▶ **Provided data**

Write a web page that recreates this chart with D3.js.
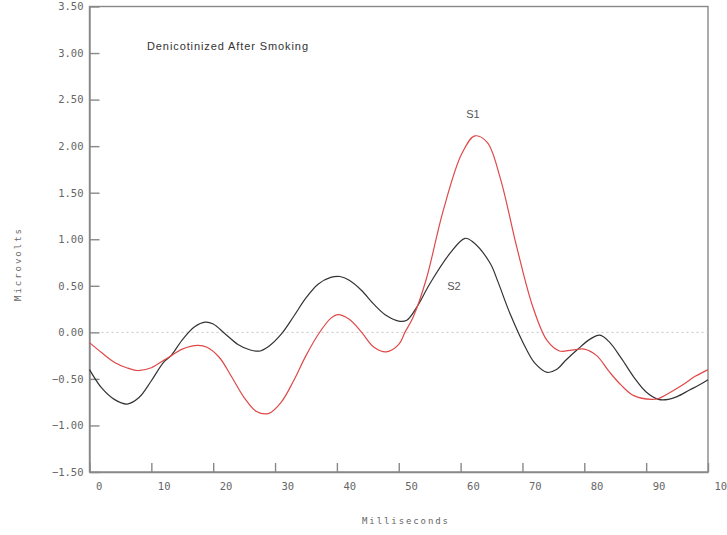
<!DOCTYPE html>
<html>
<head>
<meta charset="utf-8">
<script src="https://cdn.jsdelivr.net/npm/d3@7/dist/d3.min.js"></script>
<style>
  html, body { margin: 0; padding: 0; background: #fff; }
  svg { display: block; }
  .tick text { font-family: "DejaVu Sans Mono", monospace; font-size: 10.5px; fill: #666; }
  .domain, .tick line { stroke: #888; stroke-width: 1.4; }
</style>
</head>
<body>
<svg id="chart" width="727" height="535"></svg>
<script>
// time in milliseconds, amplitude in microvolts
var s1Ms = [0, 2, 4, 6, 7.8, 10, 12, 13, 15, 17.5, 19, 21, 23, 25, 27, 29, 31, 33, 35, 37, 39, 40.2, 42, 44, 46, 48, 50, 51, 52.3, 54.4, 57.2, 60.2, 62.3, 64.3, 66.4, 69.1, 71.7, 74, 76, 78, 80, 82, 84, 86, 88, 90.9, 92, 94, 96, 98, 100];
var s1Uv = [-0.11, -0.22, -0.32, -0.38, -0.41, -0.38, -0.30, -0.26, -0.18, -0.14, -0.16, -0.27, -0.48, -0.70, -0.85, -0.87, -0.75, -0.52, -0.25, -0.02, 0.15, 0.19, 0.14, 0.00, -0.16, -0.21, -0.13, 0.00, 0.16, 0.56, 1.31, 1.92, 2.11, 2.04, 1.66, 0.91, 0.27, -0.09, -0.20, -0.19, -0.18, -0.25, -0.42, -0.57, -0.68, -0.72, -0.71, -0.64, -0.56, -0.47, -0.40];

var s2Ms = [0, 2, 4, 6.1, 8, 10, 12, 13.2, 15, 17, 18.7, 20, 22, 24, 26, 27.6, 29, 31, 33, 35, 37, 39, 40.5, 42, 44, 46, 48, 50, 51.3, 53, 55, 58.3, 60.7, 62, 64.8, 66, 68, 70.7, 72, 74, 75.5, 77, 78.8, 81, 82.5, 84, 86, 88, 90, 92, 93.6, 95, 97, 99, 100];
var s2Uv = [-0.40, -0.60, -0.72, -0.77, -0.70, -0.52, -0.32, -0.25, -0.08, 0.06, 0.11, 0.09, -0.02, -0.13, -0.19, -0.20, -0.15, -0.02, 0.17, 0.37, 0.52, 0.59, 0.60, 0.56, 0.45, 0.30, 0.18, 0.12, 0.13, 0.28, 0.52, 0.85, 1.01, 0.97, 0.74, 0.55, 0.20, -0.19, -0.33, -0.43, -0.40, -0.30, -0.19, -0.07, -0.03, -0.10, -0.28, -0.48, -0.64, -0.72, -0.72, -0.69, -0.62, -0.55, -0.51];

var xTicks = [0, 10, 20, 30, 40, 50, 60, 70, 80, 90, 100];
var yTicks = [-1.5, -1.0, -0.5, 0, 0.5, 1.0, 1.5, 2.0, 2.5, 3.0, 3.5];

var titleText = 'Denicotinized After Smoking';
var xTitle = 'Milliseconds';
var yTitle = 'Microvolts';

var svg = d3.select('#chart');
var plotLeft = 89.5, plotRight = 708, plotTop = 6.5, plotBottom = 472;

var x = d3.scaleLinear().domain([0, 100]).range([plotLeft, plotRight]);
var y = d3.scaleLinear().domain([-1.5, 3.5]).range([plotBottom, plotTop]);

// frame
svg.append('rect')
  .attr('x', plotLeft).attr('y', plotTop)
  .attr('width', plotRight - plotLeft).attr('height', plotBottom - plotTop)
  .attr('fill', 'none').attr('stroke', '#888').attr('stroke-width', 1.4);

// zero reference
svg.append('line')
  .attr('x1', plotLeft + 12).attr('x2', plotRight)
  .attr('y1', y(0)).attr('y2', y(0))
  .attr('stroke', '#c4c4c4').attr('stroke-width', 1)
  .attr('stroke-dasharray', '2,3');

svg.append('g')
  .attr('transform', 'translate(' + plotLeft + ',0)')
  .call(d3.axisLeft(y).tickValues(yTicks).tickFormat(d3.format('.2f'))
    .tickSizeInner(-10).tickSizeOuter(0).tickPadding(6));

var xAxis = svg.append('g')
  .attr('transform', 'translate(0,' + plotBottom + ')')
  .call(d3.axisBottom(x).tickValues(xTicks).tickFormat(d3.format('d'))
    .tickSizeInner(-9).tickSizeOuter(0).tickPadding(11));
xAxis.selectAll('.tick text').attr('text-anchor', 'start').attr('dx', 6);

var line = d3.line()
  .x(function(d) { return x(d[0]); })
  .y(function(d) { return y(d[1]); })
  .curve(d3.curveCatmullRom.alpha(0.5));

svg.append('path')
  .datum(d3.zip(s2Ms, s2Uv))
  .attr('d', line)
  .attr('fill', 'none').attr('stroke', '#333').attr('stroke-width', 1.2);

svg.append('path')
  .datum(d3.zip(s1Ms, s1Uv))
  .attr('d', line)
  .attr('fill', 'none').attr('stroke', '#e04848').attr('stroke-width', 1.2);

// labels
svg.append('text')
  .attr('x', 147).attr('y', 50)
  .attr('font-family', 'Liberation Sans, Arial, sans-serif').attr('font-size', 11)
  .attr('fill', '#333')
  .attr('textLength', 161)
  .text(titleText);

svg.append('text')
  .attr('x', 473).attr('y', 118).attr('text-anchor', 'middle')
  .attr('font-family', 'Liberation Sans, Arial, sans-serif').attr('font-size', 11)
  .attr('fill', '#555')
  .text('S1');

svg.append('text')
  .attr('x', 454).attr('y', 290).attr('text-anchor', 'middle')
  .attr('font-family', 'Liberation Sans, Arial, sans-serif').attr('font-size', 11)
  .attr('fill', '#555')
  .text('S2');

svg.append('text')
  .attr('x', 362).attr('y', 524)
  .attr('font-family', 'DejaVu Sans Mono, monospace').attr('font-size', 9)
  .attr('fill', '#666')
  .attr('textLength', 86)
  .text(xTitle);

svg.append('text')
  .attr('transform', 'translate(21,265) rotate(-90)')
  .attr('text-anchor', 'middle')
  .attr('font-family', 'DejaVu Sans Mono, monospace').attr('font-size', 9)
  .attr('fill', '#666')
  .attr('textLength', 72)
  .text(yTitle);
</script>
</body>
</html>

▶ **What is expected**
Set the lines above down again, word for word, from the first through the one containing "-0.56, -0.47, -0.40];"; pictures excluded.

▶ **Exercise output**
Write a web page that recreates this chart with D3.js.
<!DOCTYPE html>
<html>
<head>
<meta charset="utf-8">
<script src="https://cdn.jsdelivr.net/npm/d3@7/dist/d3.min.js"></script>
<style>
  html, body { margin: 0; padding: 0; background: #fff; }
  svg { display: block; }
  .tick text { font-family: "DejaVu Sans Mono", monospace; font-size: 10.5px; fill: #666; }
  .domain, .tick line { stroke: #888; stroke-width: 1.4; }
</style>
</head>
<body>
<svg id="chart" width="727" height="535"></svg>
<script>
// time in milliseconds, amplitude in microvolts
var s1Ms = [0, 2, 4, 6, 7.8, 10, 12, 13, 15, 17.5, 19, 21, 23, 25, 27, 29, 31, 33, 35, 37, 39, 40.2, 42, 44, 46, 48, 50, 51, 52.3, 54.4, 57.2, 60.2, 62.3, 64.3, 66.4, 69.1, 71.7, 74, 76, 78, 80, 82, 84, 86, 88, 90.9, 92, 94, 96, 98, 100];
var s1Uv = [-0.11, -0.22, -0.32, -0.38, -0.41, -0.38, -0.30, -0.26, -0.18, -0.14, -0.16, -0.27, -0.48, -0.70, -0.85, -0.87, -0.75, -0.52, -0.25, -0.02, 0.15, 0.19, 0.14, 0.00, -0.16, -0.21, -0.13, 0.00, 0.16, 0.56, 1.31, 1.92, 2.11, 2.04, 1.66, 0.91, 0.27, -0.09, -0.20, -0.19, -0.18, -0.25, -0.42, -0.57, -0.68, -0.72, -0.71, -0.64, -0.56, -0.47, -0.40];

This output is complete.